Cette lecture m’a rappelé la récente trilogie cinématographique de La planète des singes. Comme les primates, les salamandres apprennent le langage, la lecture, intègrent des connaissances et utilisent des outils jusqu’à se hisser au niveau des humains, voire à les dépasser. Le livre de Pierre Boulle est dans ma PAL et figure parmi mes futures lectures.
« 2. Cette même salamandre sait lire, mais seulement les journaux du soir. Elle s’intéresse aux mêmes sujets que l’Anglais moyen et réagit d’une manière analogue, c’est-à-dire selon les idées reçues. Sa vie intellectuelle, dans la mesure où elle en a une, se compose de conceptions et d’opinions courantes à l’heure actuelle.

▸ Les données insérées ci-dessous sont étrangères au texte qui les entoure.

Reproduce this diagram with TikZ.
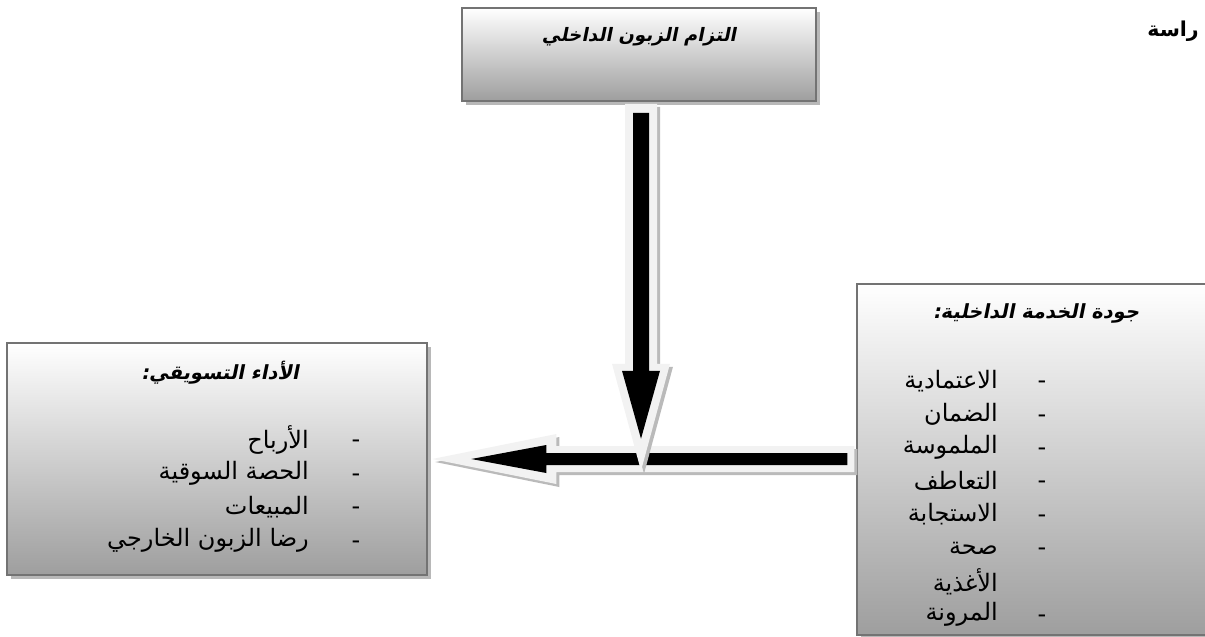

3. Il ne faut absolument pas surestimer son intelligence car elle ne surpasse en aucune façon celle de l’homme moyen de notre époque. »
« Les gens commencèrent enfin à considérer les salamandres comme quelque chose d’aussi banal qu’une machine à calculer ou un automate ; ce n’étaient plus, à leurs yeux, de mystérieuses créatures sorties, on ne sait à quelle fin, de tréfonds inconnus. En outre, les gens ne trouvent jamais de mystère dans ce qui leur rend service, dans ce qui leur profite, mais seulement dans ce qui leur nuit, dans ce qui les menace ; et puisque, comme on l’a vu, les salamandres étaient des créatures très utiles, à multiples emplois, elles étaient entrées dans l’ordre des choses normal et rationnel. »
« Pourquoi la nature devrait-elle corriger les erreurs que les hommes ont commises ? »
La guerre des salamandres, Karel Čapek. Cambourakis, 2012 (1936). Traduit du tchèque par Claudia Ancelot. 380 pages.